Information supplied

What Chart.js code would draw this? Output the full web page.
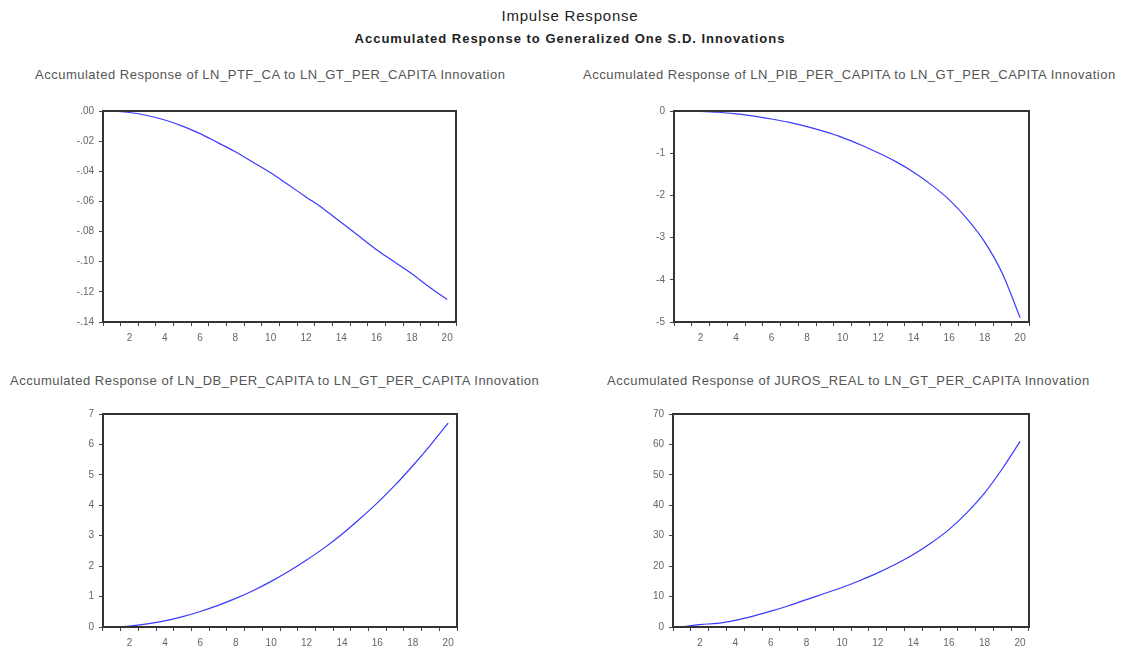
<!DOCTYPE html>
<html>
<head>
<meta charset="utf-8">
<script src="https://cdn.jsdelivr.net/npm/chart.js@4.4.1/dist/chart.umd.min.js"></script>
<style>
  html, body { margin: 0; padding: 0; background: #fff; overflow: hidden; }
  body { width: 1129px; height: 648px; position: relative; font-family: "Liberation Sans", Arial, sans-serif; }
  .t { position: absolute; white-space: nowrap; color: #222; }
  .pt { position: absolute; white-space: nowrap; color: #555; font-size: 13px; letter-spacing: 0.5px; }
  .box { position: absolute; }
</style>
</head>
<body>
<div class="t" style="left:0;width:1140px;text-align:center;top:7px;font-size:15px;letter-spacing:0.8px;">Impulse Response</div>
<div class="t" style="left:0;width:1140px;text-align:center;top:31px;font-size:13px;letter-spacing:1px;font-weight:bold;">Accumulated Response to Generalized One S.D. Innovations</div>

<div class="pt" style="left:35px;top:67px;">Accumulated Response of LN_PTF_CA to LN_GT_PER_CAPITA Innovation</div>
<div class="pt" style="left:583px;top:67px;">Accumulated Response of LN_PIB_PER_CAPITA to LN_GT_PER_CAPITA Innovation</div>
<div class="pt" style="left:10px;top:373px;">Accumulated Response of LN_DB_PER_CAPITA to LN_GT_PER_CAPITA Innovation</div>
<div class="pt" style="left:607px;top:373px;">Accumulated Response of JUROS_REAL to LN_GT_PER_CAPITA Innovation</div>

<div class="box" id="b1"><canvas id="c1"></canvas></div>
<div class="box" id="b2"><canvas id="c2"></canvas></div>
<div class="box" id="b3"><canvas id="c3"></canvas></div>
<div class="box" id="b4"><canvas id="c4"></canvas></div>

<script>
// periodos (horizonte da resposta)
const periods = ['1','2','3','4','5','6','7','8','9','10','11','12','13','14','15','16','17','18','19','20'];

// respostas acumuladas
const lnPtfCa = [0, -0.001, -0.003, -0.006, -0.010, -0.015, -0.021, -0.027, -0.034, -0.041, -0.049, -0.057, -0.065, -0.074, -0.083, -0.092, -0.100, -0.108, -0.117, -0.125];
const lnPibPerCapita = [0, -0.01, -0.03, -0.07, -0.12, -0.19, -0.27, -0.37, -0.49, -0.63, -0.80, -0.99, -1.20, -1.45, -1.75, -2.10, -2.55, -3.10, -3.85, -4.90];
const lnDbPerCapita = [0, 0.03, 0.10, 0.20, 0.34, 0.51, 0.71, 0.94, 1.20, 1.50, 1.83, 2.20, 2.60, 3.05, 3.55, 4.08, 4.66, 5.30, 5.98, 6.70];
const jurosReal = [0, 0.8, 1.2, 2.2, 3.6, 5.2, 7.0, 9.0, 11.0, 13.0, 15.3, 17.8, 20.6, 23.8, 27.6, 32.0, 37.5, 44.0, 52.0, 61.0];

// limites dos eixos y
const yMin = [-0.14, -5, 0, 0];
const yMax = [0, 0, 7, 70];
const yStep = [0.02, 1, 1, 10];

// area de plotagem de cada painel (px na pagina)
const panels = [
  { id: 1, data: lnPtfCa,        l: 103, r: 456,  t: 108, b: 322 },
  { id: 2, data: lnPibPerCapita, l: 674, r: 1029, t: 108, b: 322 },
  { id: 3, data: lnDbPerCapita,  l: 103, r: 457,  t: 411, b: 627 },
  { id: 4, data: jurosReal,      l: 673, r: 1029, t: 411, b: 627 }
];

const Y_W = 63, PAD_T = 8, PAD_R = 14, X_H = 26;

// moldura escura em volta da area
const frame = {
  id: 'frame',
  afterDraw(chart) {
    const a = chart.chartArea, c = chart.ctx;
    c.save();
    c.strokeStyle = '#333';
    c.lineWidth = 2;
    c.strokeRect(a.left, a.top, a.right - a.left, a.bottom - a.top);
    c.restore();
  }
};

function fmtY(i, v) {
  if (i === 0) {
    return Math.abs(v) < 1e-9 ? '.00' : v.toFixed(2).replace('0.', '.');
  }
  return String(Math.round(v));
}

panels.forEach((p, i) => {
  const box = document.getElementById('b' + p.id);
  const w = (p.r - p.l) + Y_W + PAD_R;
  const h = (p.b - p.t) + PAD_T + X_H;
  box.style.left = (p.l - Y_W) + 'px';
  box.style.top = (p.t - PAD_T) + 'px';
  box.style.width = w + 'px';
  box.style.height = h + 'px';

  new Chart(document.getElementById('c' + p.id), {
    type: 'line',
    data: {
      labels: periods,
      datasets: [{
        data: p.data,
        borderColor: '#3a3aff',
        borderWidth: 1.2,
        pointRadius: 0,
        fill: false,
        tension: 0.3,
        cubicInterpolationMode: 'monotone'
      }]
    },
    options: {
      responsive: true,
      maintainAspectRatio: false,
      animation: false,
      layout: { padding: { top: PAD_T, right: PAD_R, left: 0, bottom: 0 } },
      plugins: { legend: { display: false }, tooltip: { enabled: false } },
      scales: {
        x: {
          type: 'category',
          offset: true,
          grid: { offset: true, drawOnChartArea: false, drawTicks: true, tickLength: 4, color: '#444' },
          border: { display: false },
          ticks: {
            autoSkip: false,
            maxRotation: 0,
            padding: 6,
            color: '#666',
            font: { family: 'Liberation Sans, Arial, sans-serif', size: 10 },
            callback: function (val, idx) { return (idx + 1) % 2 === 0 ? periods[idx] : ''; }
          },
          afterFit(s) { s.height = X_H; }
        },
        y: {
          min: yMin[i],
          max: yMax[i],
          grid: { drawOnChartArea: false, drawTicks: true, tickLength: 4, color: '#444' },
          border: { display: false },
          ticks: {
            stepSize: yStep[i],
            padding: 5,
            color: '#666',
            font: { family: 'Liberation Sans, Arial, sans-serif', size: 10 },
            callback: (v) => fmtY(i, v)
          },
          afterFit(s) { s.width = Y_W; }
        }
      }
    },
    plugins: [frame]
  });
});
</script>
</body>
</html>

Requirement
All of the material above needs to be restated exactly, with no pictures.

Output for this exercise
What Chart.js code would draw this? Output the full web page.
<!DOCTYPE html>
<html>
<head>
<meta charset="utf-8">
<script src="https://cdn.jsdelivr.net/npm/chart.js@4.4.1/dist/chart.umd.min.js"></script>
<style>
  html, body { margin: 0; padding: 0; background: #fff; overflow: hidden; }
  body { width: 1129px; height: 648px; position: relative; font-family: "Liberation Sans", Arial, sans-serif; }
  .t { position: absolute; white-space: nowrap; color: #222; }
  .pt { position: absolute; white-space: nowrap; color: #555; font-size: 13px; letter-spacing: 0.5px; }
  .box { position: absolute; }
</style>
</head>
<body>
<div class="t" style="left:0;width:1140px;text-align:center;top:7px;font-size:15px;letter-spacing:0.8px;">Impulse Response</div>
<div class="t" style="left:0;width:1140px;text-align:center;top:31px;font-size:13px;letter-spacing:1px;font-weight:bold;">Accumulated Response to Generalized One S.D. Innovations</div>

<div class="pt" style="left:35px;top:67px;">Accumulated Response of LN_PTF_CA to LN_GT_PER_CAPITA Innovation</div>
<div class="pt" style="left:583px;top:67px;">Accumulated Response of LN_PIB_PER_CAPITA to LN_GT_PER_CAPITA Innovation</div>
<div class="pt" style="left:10px;top:373px;">Accumulated Response of LN_DB_PER_CAPITA to LN_GT_PER_CAPITA Innovation</div>
<div class="pt" style="left:607px;top:373px;">Accumulated Response of JUROS_REAL to LN_GT_PER_CAPITA Innovation</div>

<div class="box" id="b1"><canvas id="c1"></canvas></div>
<div class="box" id="b2"><canvas id="c2"></canvas></div>
<div class="box" id="b3"><canvas id="c3"></canvas></div>
<div class="box" id="b4"><canvas id="c4"></canvas></div>

<script>
// periodos (horizonte da resposta)
const periods = ['1','2','3','4','5','6','7','8','9','10','11','12','13','14','15','16','17','18','19','20'];

// respostas acumuladas
const lnPtfCa = [0, -0.001, -0.003, -0.006, -0.010, -0.015, -0.021, -0.027, -0.034, -0.041, -0.049, -0.057, -0.065, -0.074, -0.083, -0.092, -0.100, -0.108, -0.117, -0.125];
const lnPibPerCapita = [0, -0.01, -0.03, -0.07, -0.12, -0.19, -0.27, -0.37, -0.49, -0.63, -0.80, -0.99, -1.20, -1.45, -1.75, -2.10, -2.55, -3.10, -3.85, -4.90];
const lnDbPerCapita = [0, 0.03, 0.10, 0.20, 0.34, 0.51, 0.71, 0.94, 1.20, 1.50, 1.83, 2.20, 2.60, 3.05, 3.55, 4.08, 4.66, 5.30, 5.98, 6.70];
const jurosReal = [0, 0.8, 1.2, 2.2, 3.6, 5.2, 7.0, 9.0, 11.0, 13.0, 15.3, 17.8, 20.6, 23.8, 27.6, 32.0, 37.5, 44.0, 52.0, 61.0];

// limites dos eixos y
const yMin = [-0.14, -5, 0, 0];
const yMax = [0, 0, 7, 70];
const yStep = [0.02, 1, 1, 10];

// area de plotagem de cada painel (px na pagina)
const panels = [
  { id: 1, data: lnPtfCa,        l: 103, r: 456,  t: 108, b: 322 },
  { id: 2, data: lnPibPerCapita, l: 674, r: 1029, t: 108, b: 322 },
  { id: 3, data: lnDbPerCapita,  l: 103, r: 457,  t: 411, b: 627 },
  { id: 4, data: jurosReal,      l: 673, r: 1029, t: 411, b: 627 }
];

const Y_W = 63, PAD_T = 8, PAD_R = 14, X_H = 26;

// moldura escura em volta da area
const frame = {
  id: 'frame',
  afterDraw(chart) {
    const a = chart.chartArea, c = chart.ctx;
    c.save();
    c.strokeStyle = '#333';
    c.lineWidth = 2;
    c.strokeRect(a.left, a.top, a.right - a.left, a.bottom - a.top);
    c.restore();
  }
};

function fmtY(i, v) {
  if (i === 0) {
    return Math.abs(v) < 1e-9 ? '.00' : v.toFixed(2).replace('0.', '.');
  }
  return String(Math.round(v));
}

panels.forEach((p, i) => {
  const box = document.getElementById('b' + p.id);
  const w = (p.r - p.l) + Y_W + PAD_R;
  const h = (p.b - p.t) + PAD_T + X_H;
  box.style.left = (p.l - Y_W) + 'px';
  box.style.top = (p.t - PAD_T) + 'px';
  box.style.width = w + 'px';
  box.style.height = h + 'px';

  new Chart(document.getElementById('c' + p.id), {
    type: 'line',
    data: {
      labels: periods,
      datasets: [{
        data: p.data,
        borderColor: '#3a3aff',
        borderWidth: 1.2,
        pointRadius: 0,
        fill: false,
        tension: 0.3,
        cubicInterpolationMode: 'monotone'
      }]
    },
    options: {
      responsive: true,
      maintainAspectRatio: false,
      animation: false,
      layout: { padding: { top: PAD_T, right: PAD_R, left: 0, bottom: 0 } },
      plugins: { legend: { display: false }, tooltip: { enabled: false } },
      scales: {
        x: {
          type: 'category',
          offset: true,
          grid: { offset: true, drawOnChartArea: false, drawTicks: true, tickLength: 4, color: '#444' },
          border: { display: false },
          ticks: {
            autoSkip: false,
            maxRotation: 0,
            padding: 6,
            color: '#666',
            font: { family: 'Liberation Sans, Arial, sans-serif', size: 10 },
            callback: function (val, idx) { return (idx + 1) % 2 === 0 ? periods[idx] : ''; }
          },
          afterFit(s) { s.height = X_H; }
        },
        y: {
          min: yMin[i],
          max: yMax[i],
          grid: { drawOnChartArea: false, drawTicks: true, tickLength: 4, color: '#444' },
          border: { display: false },
          ticks: {
            stepSize: yStep[i],
            padding: 5,
            color: '#666',
            font: { family: 'Liberation Sans, Arial, sans-serif', size: 10 },
            callback: (v) => fmtY(i, v)
          },
          afterFit(s) { s.width = Y_W; }
        }
      }
    },
    plugins: [frame]
  });
});
</script>
</body>
</html>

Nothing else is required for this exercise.